B. At the same time slave-owners are instructed to treat their slaves with kindness and fairness. Eph. 6:9; Col. 4:1.
C. But slavery is NOT parallel with ordinary employer-employee relationships. We cannot argue from one to the other. Slavery actually combines authority over persons and authority based on ownership. (1) The slave-owner owns the workplace, i.e., the house, the household furnishings, the business. (2) The slave-owner also owns the slave, even though the slave is a person. The slave is part of the master’s property. (3) This double ownership gives the slave-owner personal authority over the slave in the sense that the former has the right to tell the latter what to do and to enforce his will via sanctions.
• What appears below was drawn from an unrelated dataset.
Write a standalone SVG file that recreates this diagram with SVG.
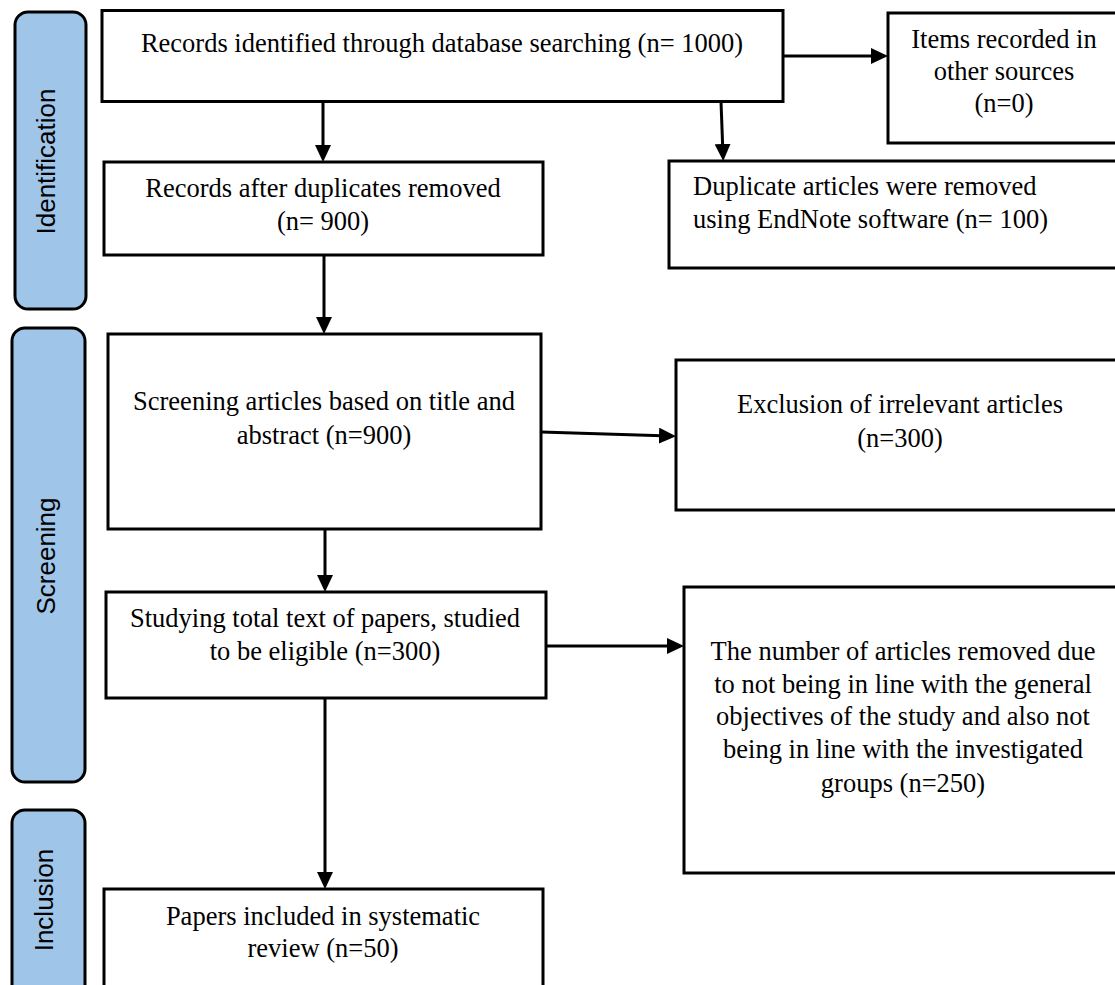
<svg xmlns="http://www.w3.org/2000/svg" width="1115" height="985" viewBox="0 0 1115 985">
<style>
.box{fill:#fff;stroke:#000;stroke-width:3}
.lane{fill:#9fc5e8;stroke:#000;stroke-width:3}
.t{font-family:"Liberation Serif","Times New Roman",serif;font-size:26.5px;fill:#000}
.c{text-anchor:middle}
.lt{font-family:"Liberation Sans",Arial,sans-serif;font-size:26px;fill:#000;text-anchor:middle}
.con{stroke:#000;stroke-width:3;fill:none;marker-end:url(#ah)}
</style>
<defs>
<marker id="ah" viewBox="0 0 17 16" markerWidth="17" markerHeight="16" refX="11" refY="8" orient="auto" markerUnits="userSpaceOnUse">
<path d="M0,0 L17,8 L0,16 z" fill="#000"/>
</marker>
</defs>
<rect width="1115" height="985" fill="#fff"/>
<g id="lane-identification">
<rect class="lane" x="15" y="12" width="71" height="297" rx="13"/>
<text class="lt" transform="translate(55,161.5) rotate(-90)">Identification</text>
</g>
<g id="lane-screening">
<rect class="lane" x="12" y="328" width="73" height="454" rx="13"/>
<text class="lt" transform="translate(55,556) rotate(-90)">Screening</text>
</g>
<g id="lane-inclusion">
<rect class="lane" x="12" y="810" width="73" height="200" rx="13"/>
<text class="lt" transform="translate(53,900) rotate(-90)">Inclusion</text>
</g>
<g id="n-records">
<rect class="box" x="102" y="10.5" width="681" height="91"/>
<text class="t c" x="442" y="52">Records identified through database searching (n= 1000)</text>
</g>
<g id="n-other">
<rect class="box" x="888" y="13" width="240" height="130"/>
<text class="t c" x="1004" y="48">Items recorded in</text>
<text class="t c" x="1004" y="80">other sources</text>
<text class="t c" x="1004" y="112">(n=0)</text>
</g>
<g id="n-after-dup">
<rect class="box" x="104" y="162" width="439" height="93"/>
<text class="t c" x="323" y="197">Records after duplicates removed</text>
<text class="t c" x="323" y="230">(n= 900)</text>
</g>
<g id="n-dup">
<rect class="box" x="669" y="161" width="460" height="107"/>
<text class="t" x="693" y="195">Duplicate articles were removed</text>
<text class="t" x="693" y="228">using EndNote software (n= 100)</text>
</g>
<g id="n-screening">
<rect class="box" x="108" y="334" width="433" height="195"/>
<text class="t c" x="324" y="410">Screening articles based on title and</text>
<text class="t c" x="324" y="444">abstract (n=900)</text>
</g>
<g id="n-exclusion">
<rect class="box" x="676" y="360" width="450" height="150"/>
<text class="t c" x="900" y="413">Exclusion of irrelevant articles</text>
<text class="t c" x="900" y="447">(n=300)</text>
</g>
<g id="n-fulltext">
<rect class="box" x="106" y="592" width="440" height="106"/>
<text class="t c" x="325" y="627">Studying total text of papers, studied</text>
<text class="t c" x="325" y="660">to be eligible (n=300)</text>
</g>
<g id="n-removed">
<rect class="box" x="684" y="587" width="440" height="286"/>
<text class="t c" x="903" y="660">The number of articles removed due</text>
<text class="t c" x="903" y="693">to not being in line with the general</text>
<text class="t c" x="903" y="725">objectives of the study and also not</text>
<text class="t c" x="903" y="758">being in line with the investigated</text>
<text class="t c" x="903" y="792">groups (n=250)</text>
</g>
<g id="n-included">
<rect class="box" x="104" y="889" width="439" height="110"/>
<text class="t c" x="323" y="925">Papers included in systematic</text>
<text class="t c" x="323" y="957">review (n=50)</text>
</g>
<g id="connectors">
<line class="con" x1="323" y1="101.5" x2="323" y2="156"/>
<line class="con" x1="783" y1="56" x2="882" y2="56"/>
<line class="con" x1="721" y1="101.5" x2="723" y2="155"/>
<line class="con" x1="324" y1="255" x2="324" y2="328"/>
<line class="con" x1="541" y1="432" x2="670" y2="436"/>
<line class="con" x1="325" y1="529" x2="325" y2="586"/>
<line class="con" x1="546" y1="646" x2="678" y2="646"/>
<line class="con" x1="325" y1="698" x2="325" y2="883"/>
</g>
</svg>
D. Some argue that all slavery is wrong, but this cannot be so. VOLUNTARY slavery for various reasons and motives (e.g., to pay off a debt, as in the case of an indentured servant) is valid. Deut. 15:12-17; Lev. 25:39-55.

IV. Modern employer-employee relationships are not equivalent to slavery and do not involve the same kind of authority.
A. Employers own the workplace. They have the right to decide what to do with their own property.
B. Employees, however, are not owned by the employer. They are NOT the property of the employer. They are not owned by him, and thus he does not have the right to tell them what to do based on ownership of their persons. The employee’s commitment to the employer is voluntary, and it is contractual or by mutual agreement. Thus the employee’s obligation to follow orders is an extension of his moral obligation to be faithful to his contractual agreement.
C. It is probably best not to use the term authority at all in referring to the employer-employee relationship. It is only an authority over things (the workplace) and not over people (the workers).